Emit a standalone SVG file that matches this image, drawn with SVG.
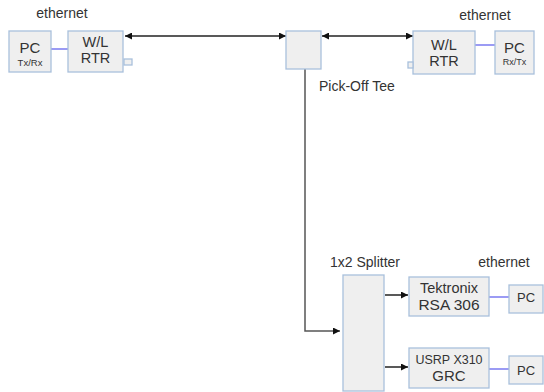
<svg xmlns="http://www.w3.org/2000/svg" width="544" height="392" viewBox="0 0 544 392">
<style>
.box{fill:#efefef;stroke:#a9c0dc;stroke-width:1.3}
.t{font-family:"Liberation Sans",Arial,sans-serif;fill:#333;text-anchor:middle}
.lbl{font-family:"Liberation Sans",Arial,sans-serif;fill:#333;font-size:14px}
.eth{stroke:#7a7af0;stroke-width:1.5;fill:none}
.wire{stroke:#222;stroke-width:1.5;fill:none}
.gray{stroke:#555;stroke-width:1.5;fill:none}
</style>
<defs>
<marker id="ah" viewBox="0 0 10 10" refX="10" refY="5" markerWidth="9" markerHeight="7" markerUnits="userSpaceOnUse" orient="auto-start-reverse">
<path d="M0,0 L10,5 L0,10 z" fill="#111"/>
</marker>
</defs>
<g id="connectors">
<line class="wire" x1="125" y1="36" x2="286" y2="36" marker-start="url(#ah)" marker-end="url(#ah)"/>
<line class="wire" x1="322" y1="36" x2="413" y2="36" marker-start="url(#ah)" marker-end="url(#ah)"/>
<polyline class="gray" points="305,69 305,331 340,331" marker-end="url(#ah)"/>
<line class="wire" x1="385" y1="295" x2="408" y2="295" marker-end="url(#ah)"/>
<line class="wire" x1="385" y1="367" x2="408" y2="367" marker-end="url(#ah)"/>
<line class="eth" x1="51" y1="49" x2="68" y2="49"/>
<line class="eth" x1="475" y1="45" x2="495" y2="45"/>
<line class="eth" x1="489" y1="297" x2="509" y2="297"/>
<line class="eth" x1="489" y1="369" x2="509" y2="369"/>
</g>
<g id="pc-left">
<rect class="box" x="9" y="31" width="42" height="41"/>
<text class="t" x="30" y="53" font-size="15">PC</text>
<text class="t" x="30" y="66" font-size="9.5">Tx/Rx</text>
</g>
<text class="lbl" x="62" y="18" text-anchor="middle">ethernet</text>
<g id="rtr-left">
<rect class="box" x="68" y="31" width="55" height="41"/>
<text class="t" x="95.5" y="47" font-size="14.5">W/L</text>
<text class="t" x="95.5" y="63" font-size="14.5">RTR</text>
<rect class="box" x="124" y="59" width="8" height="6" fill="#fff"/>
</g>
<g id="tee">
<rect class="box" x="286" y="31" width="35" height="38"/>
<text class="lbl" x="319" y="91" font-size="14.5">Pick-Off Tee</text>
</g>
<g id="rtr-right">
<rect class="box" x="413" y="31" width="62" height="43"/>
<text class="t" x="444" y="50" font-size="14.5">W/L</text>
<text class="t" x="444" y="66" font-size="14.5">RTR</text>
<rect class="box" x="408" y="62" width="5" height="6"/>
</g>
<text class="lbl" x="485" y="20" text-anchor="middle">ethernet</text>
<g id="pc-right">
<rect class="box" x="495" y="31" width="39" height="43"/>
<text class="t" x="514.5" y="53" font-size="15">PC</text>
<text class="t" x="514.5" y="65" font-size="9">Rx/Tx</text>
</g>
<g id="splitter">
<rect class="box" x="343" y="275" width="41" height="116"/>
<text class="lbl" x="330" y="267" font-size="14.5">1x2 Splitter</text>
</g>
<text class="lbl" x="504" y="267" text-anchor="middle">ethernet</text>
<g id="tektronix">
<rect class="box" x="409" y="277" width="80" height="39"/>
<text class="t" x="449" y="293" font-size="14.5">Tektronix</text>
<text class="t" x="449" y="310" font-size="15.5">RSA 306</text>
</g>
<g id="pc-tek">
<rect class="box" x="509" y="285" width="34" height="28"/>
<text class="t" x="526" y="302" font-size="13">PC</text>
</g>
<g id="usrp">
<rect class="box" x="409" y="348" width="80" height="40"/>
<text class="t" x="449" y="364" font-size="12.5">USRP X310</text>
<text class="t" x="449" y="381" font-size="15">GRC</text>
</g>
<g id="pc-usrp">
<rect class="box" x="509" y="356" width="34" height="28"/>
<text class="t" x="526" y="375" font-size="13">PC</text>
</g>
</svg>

Work instructions:
Each line above is to be copied verbatim. Drop any image from the copy.

Output for this task:
Emit a standalone SVG file that matches this image, drawn with SVG.
<svg xmlns="http://www.w3.org/2000/svg" width="544" height="392" viewBox="0 0 544 392">
<style>
.box{fill:#efefef;stroke:#a9c0dc;stroke-width:1.3}
.t{font-family:"Liberation Sans",Arial,sans-serif;fill:#333;text-anchor:middle}
.lbl{font-family:"Liberation Sans",Arial,sans-serif;fill:#333;font-size:14px}
.eth{stroke:#7a7af0;stroke-width:1.5;fill:none}
.wire{stroke:#222;stroke-width:1.5;fill:none}
.gray{stroke:#555;stroke-width:1.5;fill:none}
</style>
<defs>
<marker id="ah" viewBox="0 0 10 10" refX="10" refY="5" markerWidth="9" markerHeight="7" markerUnits="userSpaceOnUse" orient="auto-start-reverse">
<path d="M0,0 L10,5 L0,10 z" fill="#111"/>
</marker>
</defs>
<g id="connectors">
<line class="wire" x1="125" y1="36" x2="286" y2="36" marker-start="url(#ah)" marker-end="url(#ah)"/>
<line class="wire" x1="322" y1="36" x2="413" y2="36" marker-start="url(#ah)" marker-end="url(#ah)"/>
<polyline class="gray" points="305,69 305,331 340,331" marker-end="url(#ah)"/>
<line class="wire" x1="385" y1="295" x2="408" y2="295" marker-end="url(#ah)"/>
<line class="wire" x1="385" y1="367" x2="408" y2="367" marker-end="url(#ah)"/>
<line class="eth" x1="51" y1="49" x2="68" y2="49"/>
<line class="eth" x1="475" y1="45" x2="495" y2="45"/>
<line class="eth" x1="489" y1="297" x2="509" y2="297"/>
<line class="eth" x1="489" y1="369" x2="509" y2="369"/>
</g>
<g id="pc-left">
<rect class="box" x="9" y="31" width="42" height="41"/>
<text class="t" x="30" y="53" font-size="15">PC</text>
<text class="t" x="30" y="66" font-size="9.5">Tx/Rx</text>
</g>
<text class="lbl" x="62" y="18" text-anchor="middle">ethernet</text>
<g id="rtr-left">
<rect class="box" x="68" y="31" width="55" height="41"/>
<text class="t" x="95.5" y="47" font-size="14.5">W/L</text>
<text class="t" x="95.5" y="63" font-size="14.5">RTR</text>
<rect class="box" x="124" y="59" width="8" height="6" fill="#fff"/>
</g>
<g id="tee">
<rect class="box" x="286" y="31" width="35" height="38"/>
<text class="lbl" x="319" y="91" font-size="14.5">Pick-Off Tee</text>
</g>
<g id="rtr-right">
<rect class="box" x="413" y="31" width="62" height="43"/>
<text class="t" x="444" y="50" font-size="14.5">W/L</text>
<text class="t" x="444" y="66" font-size="14.5">RTR</text>
<rect class="box" x="408" y="62" width="5" height="6"/>
</g>
<text class="lbl" x="485" y="20" text-anchor="middle">ethernet</text>
<g id="pc-right">
<rect class="box" x="495" y="31" width="39" height="43"/>
<text class="t" x="514.5" y="53" font-size="15">PC</text>
<text class="t" x="514.5" y="65" font-size="9">Rx/Tx</text>
</g>
<g id="splitter">
<rect class="box" x="343" y="275" width="41" height="116"/>
<text class="lbl" x="330" y="267" font-size="14.5">1x2 Splitter</text>
</g>
<text class="lbl" x="504" y="267" text-anchor="middle">ethernet</text>
<g id="tektronix">
<rect class="box" x="409" y="277" width="80" height="39"/>
<text class="t" x="449" y="293" font-size="14.5">Tektronix</text>
<text class="t" x="449" y="310" font-size="15.5">RSA 306</text>
</g>
<g id="pc-tek">
<rect class="box" x="509" y="285" width="34" height="28"/>
<text class="t" x="526" y="302" font-size="13">PC</text>
</g>
<g id="usrp">
<rect class="box" x="409" y="348" width="80" height="40"/>
<text class="t" x="449" y="364" font-size="12.5">USRP X310</text>
<text class="t" x="449" y="381" font-size="15">GRC</text>
</g>
<g id="pc-usrp">
<rect class="box" x="509" y="356" width="34" height="28"/>
<text class="t" x="526" y="375" font-size="13">PC</text>
</g>
</svg>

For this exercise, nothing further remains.